RAAC crisis: hospitals prepare to evacuate as CLC steps in


Hospitals with reinforced autoclaved aerated concrete (RAAC) have been told to prepare to evacuate, while the Construction Leadership Council (CLC) has said it is providing urgent advice to government.

More than a hundred schools have already been told to stop using buildings with the lightweight concrete due to concerns it could collapse at any time – but now NHS England has written to all hospital trusts asking those with known RAAC to review plans for patient evacuation “as a matter of priority”.

The CLC has, meanwhile, said it is creating an expert panel on RAAC to assess risk levels for the government and support with the design and delivery of future remediation programmes. The panel will be coordinated by Construction Industry Council chief executive Graham Watts.

On Tuesday (5 September), NHS England said NHS trusts with RAAC-affected buildings should familiarise themselves with a regional evacuation plan created and tested in the East of England, and incorporate the learnings into their own business-continuity planning.

“Effective management of RAAC significantly reduces associated risks; but does not completely eliminate them,” the letter said.

The letter was written by the NHS’s national director for emergency planning and incident response Mike Prentice and chief commercial officer Jacqui Rock.

The NHS has been surveying sites for RAAC since 2019, after the Standing Committee on Structural Safety (SCOSS) issued an alert warning building-owners including NHS trusts, of the dangers posed by the material.

In May 2023, NHS England asked NHS trusts, including those providing mental health, community and ambulance services, to reassess their estates for RAAC. The NHS expects initial assessments of sites recently identified as containing RAAC to be completed by the end of this week.

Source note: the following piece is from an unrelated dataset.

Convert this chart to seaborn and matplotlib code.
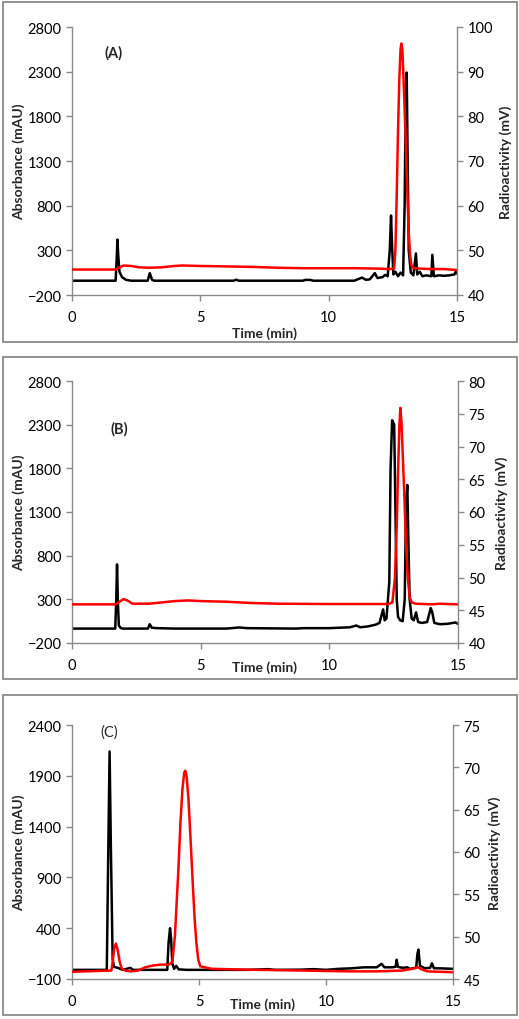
import numpy as np
import pandas as pd
import matplotlib
matplotlib.use("Agg")
import matplotlib.pyplot as plt
import seaborn as sns
from matplotlib.patches import Rectangle

# ---- values (time in min) ----
# panel A, UV trace (mAU)
a_uv_t = [0, 1.70, 1.74, 1.77, 1.80, 1.85, 1.95, 2.1, 2.3, 2.95, 3.03, 3.12, 3.2, 6.3, 6.4, 6.5,
          9.0, 9.1, 9.3, 9.4, 11.0, 11.3, 11.45, 11.6, 11.8, 11.9, 12.1, 12.2, 12.3, 12.38, 12.43,
          12.47, 12.52, 12.6, 12.7, 12.8, 12.9, 12.96, 13.0, 13.04, 13.07, 13.12, 13.2, 13.3, 13.4,
          13.45, 13.55, 13.65, 13.8, 14.0, 14.04, 14.1, 14.3, 14.5, 14.7, 14.9, 14.95, 15.0]
a_uv = [-40, -40, 200, 420, 250, 60, 0, -30, -40, -40, 45, -30, -40, -40, -28, -40,
        -40, -30, -32, -40, -40, -5, -30, -25, 45, -10, 0, 25, 10, 300, 690,
        350, 30, 60, 10, 50, 20, 800, 2000, 2290, 1500, 300, 50, 20, 265,
        30, 60, 10, 20, 10, 250, 10, 20, 15, 20, 30, 60, 40]
# panel A, radio trace (mV)
a_rad_t = [0, 1.7, 1.9, 2.0, 2.3, 2.6, 3.0, 3.5, 4.0, 4.3, 5.0, 6.0, 7.0, 8.0, 9.0, 10.0, 11.0,
           12.0, 12.4, 12.55, 12.6, 12.65, 12.7, 12.75, 12.8, 12.83, 12.87, 12.92, 12.97, 13.02,
           13.07, 13.12, 13.17, 13.23, 13.3, 13.6, 14.0, 14.5, 15.0]
a_rad = [45.7, 45.7, 46.3, 46.6, 46.5, 46.2, 46.1, 46.2, 46.5, 46.6, 46.5, 46.4, 46.3, 46.1, 46.0,
         46.0, 46.0, 45.9, 45.8, 46.0, 50, 62, 76, 88, 95, 96.3, 95, 88, 80, 71,
         62, 54, 49, 46.5, 46.0, 45.9, 45.8, 45.8, 45.6]

# panel B, UV trace (mAU)
b_uv_t = [0, 1.68, 1.72, 1.75, 1.78, 1.82, 1.9, 2.0, 2.95, 3.02, 3.1, 3.3, 4.0, 6.0, 6.5, 6.8,
          8.7, 9.0, 10.0, 10.8, 11.05, 11.2, 11.5, 11.8, 11.95, 12.09, 12.15, 12.22, 12.33, 12.38,
          12.44, 12.52, 12.56, 12.62, 12.67, 12.75, 12.85, 12.93, 12.98, 13.03, 13.07, 13.12, 13.2,
          13.28, 13.37, 13.45, 13.6, 13.8, 13.94, 14.0, 14.08, 14.3, 14.6, 14.9, 15.0]
b_uv = [-35, -35, 300, 700, 300, 0, -30, -35, -35, 15, -25, -30, -35, -35, -22, -30,
        -35, -30, -30, -20, 0, -20, -10, 10, 30, 185, 60, 80, 500, 1800,
        2350, 2300, 1500, 300, 100, 60, 50, 300, 1400, 1610, 1000, 300, 80,
        60, 150, 40, 30, 40, 200, 150, 30, 15, 20, 35, 20]
# panel B, radio trace (mV)
b_rad_t = [0, 1.7, 1.85, 2.0, 2.15, 2.35, 3.0, 3.5, 4.0, 4.5, 5.0, 6.0, 7.0, 8.0, 10.0, 12.3,
           12.45, 12.55, 12.62, 12.67, 12.72, 12.76, 12.8, 12.86, 12.92, 12.98, 13.05, 13.12,
           13.2, 13.35, 14.0, 14.3, 14.6, 15.0]
b_rad = [45.9, 45.9, 46.3, 46.7, 46.5, 46.0, 46.0, 46.2, 46.4, 46.5, 46.4, 46.3, 46.1, 46.0,
         45.95, 45.95, 46.2, 50, 58, 66, 73, 75.9, 74, 68, 62, 55, 50, 47,
         46.2, 46.0, 45.9, 46.0, 45.95, 45.9]

# panel C, UV trace (mAU)
c_uv_t = [0, 1.37, 1.42, 1.48, 1.53, 1.6, 1.65, 1.8, 2.0, 2.3, 2.4, 3.75, 3.8, 3.86, 3.9, 3.95,
          4.02, 4.1, 4.2, 4.5, 7.0, 7.7, 8.0, 9.0, 9.5, 10.0, 10.5, 11.0, 11.5, 12.0, 12.19,
          12.3, 12.6, 12.74, 12.78, 12.83, 13.0, 13.2, 13.3, 13.55, 13.6, 13.64, 13.7, 13.9,
          14.1, 14.17, 14.25, 14.5, 15.0]
c_uv = [-10, -10, 1000, 2140, 1200, 100, 20, 10, -10, 10, -10, -10, 250, 400, 300, 50,
        0, 30, -5, -10, -10, -3, -10, -8, -3, -10, 0, 5, 15, 15, 50,
        15, 15, 20, 90, 20, 10, 15, 0, 10, 150, 189, 30, 5,
        10, 55, 5, 5, 0]
# panel C, radio trace (mV)
c_rad_t = [0, 1.55, 1.6, 1.66, 1.73, 1.8, 1.88, 1.96, 2.1, 2.3, 2.6, 2.9, 3.2, 3.5, 3.8, 3.95,
           4.05, 4.12, 4.19, 4.27, 4.35, 4.42, 4.46, 4.51, 4.58, 4.66, 4.75, 4.83, 4.9, 4.97,
           5.05, 5.5, 7.0, 9.0, 10.0, 11.0, 12.0, 13.0, 13.4, 13.6, 13.8, 14.0, 15.0]
c_rad = [45.85, 46.0, 47.0, 48.6, 49.2, 48.4, 47.0, 46.2, 46.0, 45.9, 46.0, 46.4, 46.6, 46.7,
         46.7, 47.0, 50, 54, 58, 63.5, 67.5, 69.4, 69.6, 69, 66.5, 62, 56.5, 52, 49.2, 47.3,
         46.5, 46.2, 46.1, 46.0, 45.95, 45.9, 45.9, 46.0, 46.2, 46.4, 46.1, 45.9, 45.8]

x_ticks = [0, 5, 10, 15]
panel_tags = ["(A)", "(B)", "(C)"]

sns.set_style("ticks")
plt.rcParams["font.family"] = ["Lato", "DejaVu Sans"]

W, H = 519, 1020
fig = plt.figure(figsize=(W / 100, H / 100), dpi=100)

def px(x0, y0, x1, y1):
    # pixel box (top-left origin) -> figure fraction rect
    return [x0 / W, 1 - y1 / H, (x1 - x0) / W, (y1 - y0) / H]

panels = [
    dict(box=(3, 3, 517, 343), ax=(72, 28, 457, 296), uv=(a_uv_t, a_uv), rad=(a_rad_t, a_rad),
         ylim=(-200, 2800), ystep=500, rlim=(40, 100), rstep=10, tag=(0.108, 0.905), tagw="bold",
         xl=-0.116, rl=1.11),
    dict(box=(3, 358, 517, 680), ax=(72, 382, 458, 644), uv=(b_uv_t, b_uv), rad=(b_rad_t, b_rad),
         ylim=(-200, 2800), ystep=500, rlim=(40, 80), rstep=5, tag=(0.122, 0.82), tagw="bold",
         xl=-0.066, rl=1.096),
    dict(box=(3, 696, 517, 1016), ax=(72, 726, 453, 980), uv=(c_uv_t, c_uv), rad=(c_rad_t, c_rad),
         ylim=(-100, 2400), ystep=500, rlim=(45, 75), rstep=5, tag=(0.098, 0.975), tagw="normal",
         xl=-0.072, rl=1.092),
]

grey = "#8a8a8a"
fs = 10.5

for i, p in enumerate(panels):
    b = p["box"]
    fig.patches.append(Rectangle((b[0] / W, 1 - b[3] / H), (b[2] - b[0]) / W, (b[3] - b[1]) / H,
                                 transform=fig.transFigure, fill=False, edgecolor=grey, lw=1.3))
    ax = fig.add_axes(px(*p["ax"]))
    axr = ax.twinx()

    sns.lineplot(x=p["uv"][0], y=p["uv"][1], ax=ax, color="black", lw=1.8, sort=False)
    sns.lineplot(x=p["rad"][0], y=p["rad"][1], ax=axr, color="#ff0000", lw=1.8, sort=False)

    ax.set_xlim(0, 15)
    ax.set_xticks(x_ticks)
    ax.set_ylim(*p["ylim"])
    ax.set_yticks(np.arange(p["ylim"][0], p["ylim"][1] + 1, p["ystep"]))
    axr.set_ylim(*p["rlim"])
    axr.set_yticks(np.arange(p["rlim"][0], p["rlim"][1] + 1, p["rstep"]))

    for a in (ax, axr):
        a.spines["top"].set_visible(False)
        for s in ("left", "right", "bottom"):
            a.spines[s].set_color(grey)
            a.spines[s].set_linewidth(1.0)
        a.tick_params(colors=grey, labelcolor="black", labelsize=fs, length=4, width=1.0)
    ax.spines["right"].set_visible(False)
    axr.spines["left"].set_visible(False)
    axr.spines["bottom"].set_visible(False)
    ax.tick_params(axis="x", pad=7)

    ax.set_xlabel("Time (min)", fontsize=fs - 0.5, fontweight="bold")
    ax.xaxis.set_label_coords(0.5, p["xl"])
    ax.set_ylabel("Absorbance (mAU)", fontsize=fs - 0.5, fontweight="bold")
    ax.yaxis.set_label_coords(-0.122, 0.5)
    axr.set_ylabel("Radioactivity (mV)", fontsize=fs - 0.5, fontweight="bold")
    axr.yaxis.set_label_coords(p["rl"], 0.5)

    ax.text(p["tag"][0], p["tag"][1], panel_tags[i], transform=ax.transAxes,
            fontsize=fs, fontweight=p["tagw"], ha="center", va="center")

fig.savefig("out.png", dpi=100)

In July, junior minister Will Quince told Parliament that 22 NHS bodies had reported significant amounts of RAAC in their estates. The letter names 27 sites where RAAC has been identified, but the government said it had been removed from three of these sites.

Seven hospitals containing RAAC are being replaced through the New Hospital Programme by 2030. One of those hospitals, the Queen Elizabeth Hospital in King’s Lynn, reported last year that it had three times more props than hospital beds, with 79 per cent of its buildings containing RAAC planks.

The CLC’s technical expert panel is, meanwhile, expected to be convened in the coming days and will create a plan to address the immediate support required, including provision of temporary buildings and the availability and competence of inspectors.

It comes after the National Audit Office warned in June that the government’s efforts to remediate RAAC in schools had been slowed by “construction providers not taking up contracts given instability in the construction market and inflationary risks”.

CLC co-chair Mark Reynolds said: “The construction industry has a responsibility to ensure the safety and the confidence of the public in the buildings that are a part of the fabric of their daily lives.

“The CLC is working to coordinate a cross-sector response; marshalling technical expertise and industry capacity to support the government and building-owners to develop an effective programme to assist with prioritising and mitigating the risks; and developing plans to remediate buildings where required.”

Watts said: “While we anticipate that the majority of buildings that contain RAAC will remain safe, there is an urgent need to identify and remedy any risks to the public. As an industry we will support the programme of expert assessment of structures, both public and private, to identify where RAAC has been used and to deal with it to make it safe.

“We will be setting up two groups to take this work forward – a technical expert panel to coordinate our cross-industry response, as well as a communications group. We will be confirming the full membership of both groups shortly, and their work will start immediately.”